Sollte sie die Kontrolle verlieren, stünde Israel einer beispiellosen Unruhe in beiden palästinensischen Gebieten bevor, und es würde nicht lange dauern, bis die Unruhen im Westjordanland auf das benachbarte und chronisch fragile Jordanien übergreifen würden. Ein solcher Verlauf würde wiederum dem Iran die Möglichkeit bieten, seinen Einfluss von Syrien und dem Irak auf das Haschemitische Königreich auszudehnen.

Gealterte Führung und interne Zersplitterung

Am 14. November töteten israelische Streitkräfte bei einer Razzia und Zusammenstößen mit mutmaßlichen Militanten in der Stadt Tulkarem im Westjordanland mindestens acht Palästinenser. Der Vorfall ereignete sich, nachdem der bewaffnete Flügel der Hamas die Verantwortung für Angriffe in der nördlichen Westbank-Stadt Nablus übernommen hatte. Seit dem terroristischen Angriff der Hamas am 7. Oktober aus dem Gazastreifen sind in Zusammenstößen mit Israelis im gesamten Westjordanland möglicherweise bis zu 170 Palästinenser ums Leben gekommen. Unterdessen sollen jüdische Siedler im Westjordanland angeblich mehr Land in Besitz nehmen.

Die Situation im Westjordanland verschlechtert sich bereits seit geraumer Zeit. Unter der Regierung Netanjahu, die von weit rechts stehenden politischen Kräften dominiert wird, gab es einen Anstieg beim Bau jüdischer Siedlungen sowie Bestrebungen, bedeutende Teile des Westjordanlandes zu annektieren. Die Palästinensische Autonomiebehörde, die seit ihrer Gründung im Jahr 1994 nur begrenzte Kontrolle über das Gebiet hatte, schwächt sich ab – nicht nur aufgrund ihrer Unfähigkeit, gegen die Eingriffe der Siedler viel zu unternehmen, sondern auch wegen ihrer eigenen Korruption, einer gealterten Führung und interner Zersplitterung. 

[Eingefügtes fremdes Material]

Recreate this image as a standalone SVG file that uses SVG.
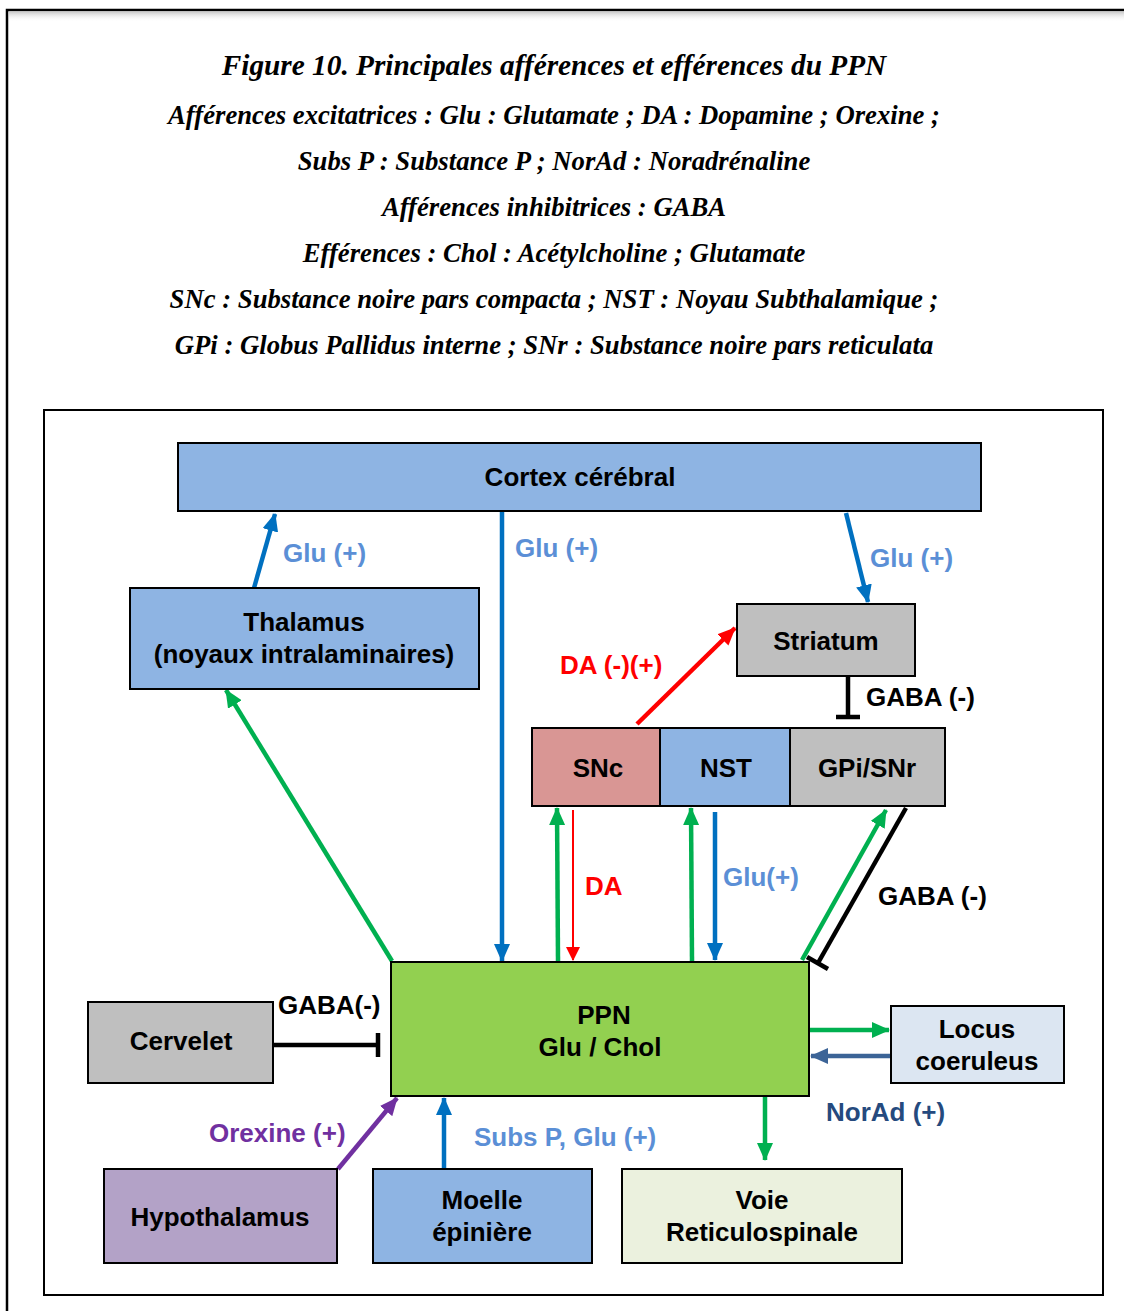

Kontrolle über den Nachkriegs-Gazastreifen

Bisher hat es die Palästinensische Autonomiebehörde geschafft, die Unzufriedenheit mit ihrer Regierungsführung, den Ärger über die israelische Besatzung und die wachsende Selbstsicherheit der israelischen Siedler einzudämmen. Aber die Schätzungen über die Anzahl der Palästinenser, die bei der aktuellen Offensive Israels bereits um Leben gekommen sind, belaufen sich auf 11.000. Sollte die steigende Todeszahl zu zivilem Ungehorsam im Westjordanland führen, würde die Palästinensische Autonomiebehörde große Mühe haben, nicht nur die Ordnung wiederherzustellen, sondern auch die Kontrolle über den Nachkriegs-Gazastreifen zu übernehmen, wie es die USA hoffen.

Darüber hinaus ist der Präsident der Palästinensischen Autonomiebehörde, Mahmoud Abbas, 88 Jahre alt, und verschiedene Fraktionen im von Fatah dominierten Regierungsgremium haben sich auf eine bevorstehende Führungsübergabe vorbereitet. Diese Spaltungen dürften sich wahrscheinlich auch auf die Reihen der palästinensischen Sicherheitsdienste erstrecken, die für den Bereich A im Westjordanland verantwortlich sind, wo die Palästinensische Autonomiebehörde die volle Kontrolle hat, und Bereich B, wo sie die Zivilverwaltung unter israelischer Sicherheitsaufsicht führt. 

Die Situation ist für die Ausnutzung durch die Hamas und andere Militante im Westjordanland günstig. Eine Eskalation der Zusammenstöße zwischen Palästinensern und den IDF-Truppen und/oder israelischen Siedlern könnte die Disziplin unter den palästinensischen Sicherheitsdiensten brechen lassen und zu Kämpfen zwischen palästinensischem Sicherheitspersonal und militanten Gruppen auf der einen Seite sowie IDF-Truppen und bewaffneten Siedlern auf der anderen Seite führen.

Risiken für Jordanien

Im Gazastreifen ist der Kampf aufgrund der geringen Größe der Region und der Tatsache, dass er sich nur direkt auf die Sinai-Halbinsel ausbreiten kann, leichter einzudämmen, wo Ägypten eine robuste militärische Präsenz aufrechterhält. Im Gegensatz dazu ist das Westjordanland viel größer und bevölkerungsreicher. Eine bedeutende israelische Militäroperation dort könnte Flüchtlinge nach Jordanien treiben, wo weit über die Hälfte der Bevölkerung palästinensische Wurzeln hat.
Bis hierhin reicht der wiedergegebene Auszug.